Elsewhere, Mary and Des help two people die in this week's episode. The first is rather simple. They are helping an older woman in renal failure who is ready to be reunited with her husband in whatever comes next in life. It's a death that goes according to plan. Mary even makes sure afterwards. Of course, it still comes with risks too. They meet the woman on a beach. It's where she wants to die because it's such a beautiful sight. They succeed because no one else is there. But it's still startling to watch both of them just casually walk away from the body. It makes sense. It's just slightly weird and tragic. Meanwhile, the second death is much more intense. That's largely because it too features a gun. This show abides by the rule that once a gun is introduced it has to go off eventually. In this case, it's not the same gun though. Des is threatened into staying with a dying woman because her son is pointing a gun at him. Of course, the bullet only grazes him and everyone comes together in the end. But it's still an intense and uncertain moment. Mary is able to help this family in their time of need. She sees it as a beautiful gift she gave them because she was ending the woman's suffering. In the process though, she had to meet with Des' drug hookup and she had to inject the drugs herself. So, her rules can be changed which may be a slippery slope for her to fall on as the season progresses.

Some more thoughts:
  • "The River Styx" was written by Mike Goldbach and directed by Holly Dale.

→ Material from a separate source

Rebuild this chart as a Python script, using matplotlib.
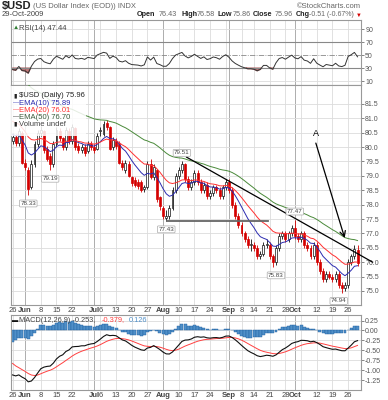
import numpy as np
import pandas as pd
import matplotlib
matplotlib.use("Agg")
import matplotlib.pyplot as plt
from matplotlib.patches import Rectangle

plt.rcParams['font.family'] = ['Liberation Sans', 'DejaVu Sans']

# trading days shown on the chart
dates = pd.bdate_range("2009-05-26", "2009-10-29")
dates = dates[~dates.isin(pd.to_datetime(["2009-07-03", "2009-09-07"]))]

opens = [80.20, 80.35, 80.15, 80.50, 79.45, 79.20, 78.60, 79.40, 80.10, 80.50,
         80.55, 79.95, 79.70, 79.40, 80.10, 80.55, 80.30, 80.00, 80.55, 80.20,
         80.65, 80.05, 79.90, 80.00, 79.85, 80.10, 80.00, 79.95, 80.55, 80.45,
         80.85, 80.70, 80.00, 80.20, 80.10, 79.45, 79.20, 79.40, 78.95, 78.85,
         78.80, 78.80, 78.55, 78.60, 79.40, 78.95, 79.20, 78.25, 77.90, 77.55,
         77.60, 77.90, 78.50, 79.00, 79.20, 79.40, 78.90, 78.60, 78.80, 79.10,
         78.80, 78.50, 78.70, 78.30, 78.40, 78.60, 78.50, 78.30, 78.60, 78.80,
         78.50, 78.00, 77.60, 77.30, 77.00, 76.80, 76.60, 76.60, 76.50, 76.20,
         76.30, 76.60, 76.60, 76.20, 76.00, 76.50, 76.90, 77.00, 76.80, 77.00,
         77.20, 76.90, 76.80, 77.00, 76.60, 76.50, 76.20, 76.60, 76.00, 75.70,
         75.40, 75.60, 75.50, 75.40, 75.60, 75.20, 75.10, 75.20, 76.00, 76.20,
         76.43]
closes = [80.35, 80.15, 80.55, 79.45, 79.30, 78.55, 79.40, 80.10, 80.50, 80.60,
          79.90, 79.60, 79.40, 80.10, 80.60, 80.30, 80.00, 80.60, 80.20, 80.70,
          80.00, 79.90, 80.00, 79.80, 80.10, 80.00, 79.90, 80.40, 80.60, 80.80,
          80.70, 79.95, 80.25, 80.05, 79.45, 79.30, 79.45, 79.00, 78.75, 78.70,
          78.65, 78.50, 78.60, 79.40, 78.95, 79.30, 78.20, 77.95, 77.60, 77.60,
          77.90, 78.50, 79.00, 79.20, 79.40, 78.90, 78.60, 78.80, 79.10, 78.80,
          78.50, 78.70, 78.30, 78.40, 78.60, 78.50, 78.30, 78.60, 78.80, 78.50,
          78.00, 77.60, 77.30, 77.00, 76.80, 76.60, 76.60, 76.50, 76.20, 76.30,
          76.60, 76.60, 76.20, 76.00, 76.50, 76.90, 77.00, 76.80, 77.00, 77.20,
          76.90, 76.80, 77.00, 76.60, 76.50, 76.20, 76.60, 76.00, 75.70, 75.40,
          75.60, 75.50, 75.40, 75.60, 75.20, 75.10, 75.20, 76.00, 76.20, 76.47,
          75.96]
highs = [80.50, 80.45, 80.65, 80.55, 79.60, 79.30, 79.55, 80.20, 80.60, 80.75,
         80.60, 80.05, 79.80, 80.20, 80.70, 80.65, 80.35, 80.70, 80.65, 80.80,
         80.70, 80.15, 80.10, 80.10, 80.20, 80.20, 80.10, 80.50, 80.70, 80.90,
         80.95, 80.75, 80.35, 80.30, 80.20, 79.55, 79.55, 79.50, 79.00, 78.95,
         78.90, 78.85, 78.70, 79.50, 79.60, 79.40, 79.25, 78.30, 77.95, 77.80,
         78.00, 78.60, 79.10, 79.30, 79.51, 79.45, 79.00, 78.90, 79.20, 79.20,
         78.90, 78.80, 78.80, 78.50, 78.70, 78.70, 78.60, 78.70, 78.90, 78.90,
         78.60, 78.10, 77.70, 77.40, 77.10, 76.90, 76.80, 76.70, 76.60, 76.40,
         76.70, 76.80, 76.70, 76.30, 76.60, 77.00, 77.10, 77.10, 77.10, 77.30,
         77.47, 77.00, 77.10, 77.10, 76.70, 76.60, 76.70, 76.70, 76.10, 75.80,
         75.70, 75.70, 75.60, 75.70, 75.70, 75.30, 75.30, 76.10, 76.30, 76.60,
         76.58]
lows = [80.10, 80.05, 80.05, 79.40, 79.20, 78.33, 78.55, 79.30, 80.00, 80.40,
        79.80, 79.50, 79.19, 79.30, 80.00, 80.20, 79.90, 79.90, 80.10, 80.10,
        79.90, 79.80, 79.80, 79.70, 79.80, 79.90, 79.80, 79.90, 80.40, 80.40,
        80.60, 79.90, 79.90, 79.95, 79.40, 79.20, 79.10, 78.95, 78.65, 78.60,
        78.55, 78.45, 78.45, 78.55, 78.90, 78.85, 78.10, 77.80, 77.50, 77.43,
        77.50, 77.80, 78.40, 78.90, 79.10, 78.80, 78.50, 78.50, 78.70, 78.70,
        78.40, 78.40, 78.20, 78.20, 78.30, 78.40, 78.20, 78.20, 78.50, 78.40,
        77.90, 77.50, 77.20, 76.90, 76.70, 76.50, 76.40, 76.40, 76.10, 76.10,
        76.20, 76.50, 76.10, 75.83, 75.90, 76.40, 76.80, 76.70, 76.70, 76.90,
        76.80, 76.70, 76.70, 76.50, 76.40, 76.10, 76.10, 75.90, 75.60, 75.30,
        75.30, 75.40, 75.30, 75.30, 75.10, 74.94, 75.00, 75.10, 75.90, 76.10,
        75.86]

ema_start = {10: 80.45, 20: 80.90, 50: 82.75}
macd_fast_start, macd_slow_start, signal_start = 81.50, 82.62, -0.83
rsi_gain_start, rsi_loss_start = 0.10, 0.26

week_ticks = ["2009-05-26", "2009-06-01", "2009-06-08", "2009-06-15", "2009-06-22",
              "2009-07-01", "2009-07-06", "2009-07-13", "2009-07-20", "2009-07-27",
              "2009-08-03", "2009-08-10", "2009-08-17", "2009-08-24", "2009-09-01",
              "2009-09-08", "2009-09-14", "2009-09-21", "2009-09-28", "2009-10-01",
              "2009-10-12", "2009-10-19", "2009-10-26"]
week_labels = ["26", "Jun", "8", "15", "22", "Jul", "6", "13", "20", "27", "Aug", "10",
               "17", "24", "Sep", "8", "14", "21", "28", "Oct", "12", "19", "26"]
extra_grid = ["2009-06-29", "2009-08-31", "2009-10-05"]

price_labels = [("2009-06-02", 78.33, "78.33", "below"), ("2009-06-11", 79.19, "79.19", "below"),
                ("2009-08-04", 77.43, "77.43", "below"), ("2009-08-11", 79.51, "79.51", "above"),
                ("2009-09-23", 75.83, "75.83", "below"), ("2009-10-01", 77.47, "77.47", "above"),
                ("2009-10-21", 74.94, "74.94", "below")]

n = len(dates)
xi = np.arange(n)


def ema(values, start, span):
    a = 2.0 / (span + 1)
    out = [start]
    for v in list(values)[1:]:
        out.append(out[-1] + a * (v - out[-1]))
    return np.array(out)


def rsi(values, g0, l0, period=14):
    g, l = g0, l0
    out = [100 - 100 / (1 + g / l)]
    for prev, cur in zip(values[:-1], values[1:]):
        ch = cur - prev
        g = (g * (period - 1) + max(ch, 0)) / period
        l = (l * (period - 1) + max(-ch, 0)) / period
        out.append(100 - 100 / (1 + g / l))
    return np.array(out)


ema10 = ema(closes, ema_start[10], 10)
ema20 = ema(closes, ema_start[20], 20)
ema50 = ema(closes, ema_start[50], 50)
macd = ema(closes, macd_fast_start, 12) - ema(closes, macd_slow_start, 26)
signal = ema(macd, signal_start, 9)
hist = macd - signal
rsi14 = rsi(closes, rsi_gain_start, rsi_loss_start)

pos = {d: i for i, d in enumerate(dates)}
tick_x = [pos[pd.Timestamp(d)] for d in week_ticks]
grid_x = sorted(tick_x + [pos[pd.Timestamp(d)] for d in extra_grid])
month_x = [pos[pd.Timestamp(d)] for d in ["2009-06-01", "2009-07-01", "2009-08-03",
                                           "2009-09-01", "2009-10-01"]]

W, H = 388, 400
fig = plt.figure(figsize=(W / 100, H / 100), dpi=100)


def px_rect(x0, y0, x1, y1):
    return [x0 / W, 1 - y1 / H, (x1 - x0) / W, (y1 - y0) / H]


def px_text(x, y, s, **kw):
    return fig.text(x / W, 1 - y / H, s, va='center', **kw)


ax_rsi = fig.add_axes(px_rect(11, 20, 361, 85))
ax = fig.add_axes(px_rect(11, 85, 361, 305))
ax_macd = fig.add_axes(px_rect(11, 315, 361, 390))

grid_c = '#dcdcdc'
for a in (ax_rsi, ax, ax_macd):
    a.set_xlim(-0.5, 111.1)
    for gx in grid_x:
        a.axvline(gx, color='#a0a0a0' if gx in month_x else grid_c, lw=0.6, zorder=0)
    a.yaxis.tick_right()
    a.tick_params(axis='y', labelsize=5, colors='#555555', length=2, width=0.5, pad=1)
    a.tick_params(axis='x', labelsize=5.5, colors='#444444', length=0, pad=1.5)
    for s in a.spines.values():
        s.set_color('#999999')
        s.set_linewidth(0.8)
    a.set_xticks(tick_x)
    a.set_xticklabels([])

for a in (ax, ax_macd):
    a.set_xticklabels(week_labels)
    for lab in a.get_xticklabels():
        if lab.get_text().isalpha():
            lab.set_fontweight('bold')

# RSI panel
ax_rsi.set_ylim(4, 104)
ax_rsi.set_yticks([10, 30, 50, 70, 90])
for v in (10, 90):
    ax_rsi.axhline(v, color=grid_c, lw=0.6, zorder=0)
ax_rsi.axhline(70, color='#888888', lw=0.8)
ax_rsi.axhline(30, color='#888888', lw=0.8)
ax_rsi.axhline(50, color='#888888', lw=0.6, ls='-.')
ax_rsi.plot(xi, rsi14, color='#333333', lw=0.7)
ax_rsi.fill_between(xi, rsi14, 30, where=rsi14 < 30, color='#a04040', alpha=0.7, interpolate=True)
ax_rsi.fill_between(xi, rsi14, 70, where=rsi14 > 70, color='#40a040', alpha=0.7, interpolate=True)
ax_rsi.text(0.005, 0.93, "\u25b2", transform=ax_rsi.transAxes, fontsize=4.5, color='#2e7d32', va='top')
ax_rsi.text(0.022, 0.93, "RSI(14) 47.44", transform=ax_rsi.transAxes, fontsize=5.5,
            color='#444444', va='top')

# price panel
ax.set_ylim(74.51, 82.16)
pticks = np.arange(75.0, 81.51, 0.5)
ax.set_yticks(pticks)
ax.set_yticklabels(["%.1f" % t for t in pticks])
for t in pticks:
    ax.axhline(t, color=grid_c, lw=0.6, zorder=0)

prev = [opens[0]] + closes[:-1]
for i in range(n):
    o, h, l, c = opens[i], highs[i], lows[i], closes[i]
    col = '#d40000' if c < prev[i] else '#111111'
    ax.vlines(i, l, h, color=col, lw=0.6, zorder=3)
    face = col if c < o else 'white'
    ax.bar(i, max(abs(c - o), 0.02), bottom=min(o, c), width=0.62, color=face,
           edgecolor=col, linewidth=0.5, zorder=4)

ax.plot(xi, ema10, color='#2b2bb0', lw=0.7, zorder=5)
ax.plot(xi, ema20, color='#ff3030', lw=0.7, zorder=5)
ax.plot(xi, ema50, color='#4a8a3a', lw=0.7, zorder=5)

# drawn lines
ax.plot([55.5, 114.8], [79.65, 76.0], color='black', lw=0.9, zorder=6, clip_on=False)
ax.plot([49.2, 81.4], [77.43, 77.43], color='#666666', lw=1.3, zorder=6)
ax.annotate("", xy=(105.9, 76.84), xytext=(96.7, 80.14),
            arrowprops=dict(arrowstyle='->', color='black', lw=0.9, shrinkA=0, shrinkB=0), zorder=7)
ax.text(96.7, 80.3, "A", fontsize=6.5, ha='center', va='bottom', zorder=7)

for d, p, s, where in price_labels:
    off = 6 if where == 'above' else -6
    ax.annotate(s, xy=(pos[pd.Timestamp(d)], p), xytext=(0, off), textcoords='offset points',
                ha='center', va='center', fontsize=4.5, color='#444444', zorder=8,
                bbox=dict(boxstyle='round,pad=0.15', fc='white', ec='#aaaaaa', lw=0.5))

# legend block
ax.add_patch(Rectangle((0.0, 0.77), 0.213, 0.225, transform=ax.transAxes, fc='white',
                       ec='none', alpha=0.85, zorder=9))
leg = [("\u25ae", "$USD (Daily) 75.96", '#222222', '#222222'),
       ("\u2014", "EMA(10) 75.89", '#2b2bb0', '#2b2bb0'),
       ("\u2014", "EMA(20) 76.01", '#ff3030', '#ff3030'),
       ("\u2014", "EMA(50) 76.70", '#222222', '#3a5a3a'),
       ("\u25ae", "Volume undef", '#222222', '#444444')]
for k, (icon, s, ic, tc) in enumerate(leg):
    yy = 0.95 - k * 0.032
    ax.text(0.006, yy, icon, transform=ax.transAxes, fontsize=4.5, color=ic, va='center', zorder=10)
    ax.text(0.024, yy, s, transform=ax.transAxes, fontsize=5.5, color=tc, va='center', zorder=10)

# MACD panel
ax_macd.set_ylim(-1.5, 0.39)
mticks = np.arange(-1.25, 0.26, 0.25)
ax_macd.set_yticks(mticks)
ax_macd.set_yticklabels(["%.2f" % t for t in mticks])
for t in mticks:
    ax_macd.axhline(t, color=grid_c, lw=0.6, zorder=0)
ax_macd.bar(xi, hist, width=0.95, color='#4f8fc8', edgecolor='#1f5f9f', linewidth=0.3, zorder=2)
ax_macd.plot(xi, signal, color='#ff4040', lw=0.7, zorder=3)
ax_macd.plot(xi, macd, color='#111111', lw=0.8, zorder=4)

px_text(12, 320, "\u25ac", fontsize=4.5, color='#111111')
px_text(19, 320, "MACD(12,26,9) -0.253,", fontsize=5.3, color='#444444')
px_text(102, 320, "-0.379,", fontsize=5.3, color='#ff4040')
px_text(129, 320, "0.126", fontsize=5.3, color='#4f8fc8')

# header
px_text(2, 6, "$USD", fontsize=8, fontweight='bold', color='#222222')
px_text(33, 6, "(US Dollar Index (EOD)) INDX", fontsize=5.5, color='#666666')
px_text(2, 15, "29-Oct-2009", fontsize=5.5, color='#444444')
px_text(361, 6, "\u00a9StockCharts.com", fontsize=5.5, color='#666666', ha='right')
b = dict(fontsize=5.2, fontweight='bold', color='#222222')
v = dict(fontsize=5.2, color='#666666')
quote = [(137, "Open", b), (159, "76.43", v), (181, "High", b), (197, "76.58", v),
         (217, "Low", b), (233, "75.86", v), (253, "Close", b), (275, "75.96", v),
         (296, "Chg", b), (309, "-0.51 (-0.67%)", dict(fontsize=5.0, color='#666666'))]
for qx, s, kw in quote:
    px_text(qx, 15, s, **kw)
px_text(356, 15, "\u25bc", fontsize=4.2, color='#d40000')

fig.savefig("out.png", dpi=100)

  • Mary and Des have already gone through a lot of drugs. It seems like every week they are stopping to see Grady and pick up more. He gives them a couple of bottles each time. But circumstances ultimately end up destroying most of them before they can be put to use. That seems like a narrative excuse to keep Mary and Des seeing Grady.
  • Speaking of Grady, he's coming across as a creepy and broad one-note character. It's understandable why he wants Mary to prove she isn't wearing a wire. Just the way he goes about it and his ogling of her body is very weird and uncomfortable.
  • It's really difficult to care about anything that is going on with Mary's daughter and her friend. They are both being set up as important characters. However, their concerns are just so trivial and cliche compared to the rest of the show. It largely just proves that Mary's lies don't stand up to a whole lot of scrutiny.
  • Mary gets a call from the wife of the man she killed in the opening moments of the series. She quickly hangs up after learning who is calling her. But this is going to be an interesting complication moving forward. Mary had to smother him to death with a pillow. The drugs didn't work. Plus, it seems like an oversight to leave that pamphlet with her number laying around.
  • Joel and Frank know about Annie as well. They know that she is the liaison between Mary and the terminally ill patients. It was included in the notes from the judge's kid. But knowing that Joel is a cop will probably force Mary to confront Annie about how she connected with him to start with.
  • Casper the cat may actually be dead now. That's sad and disappointing. It's just further proof that Des can't be responsible with anything.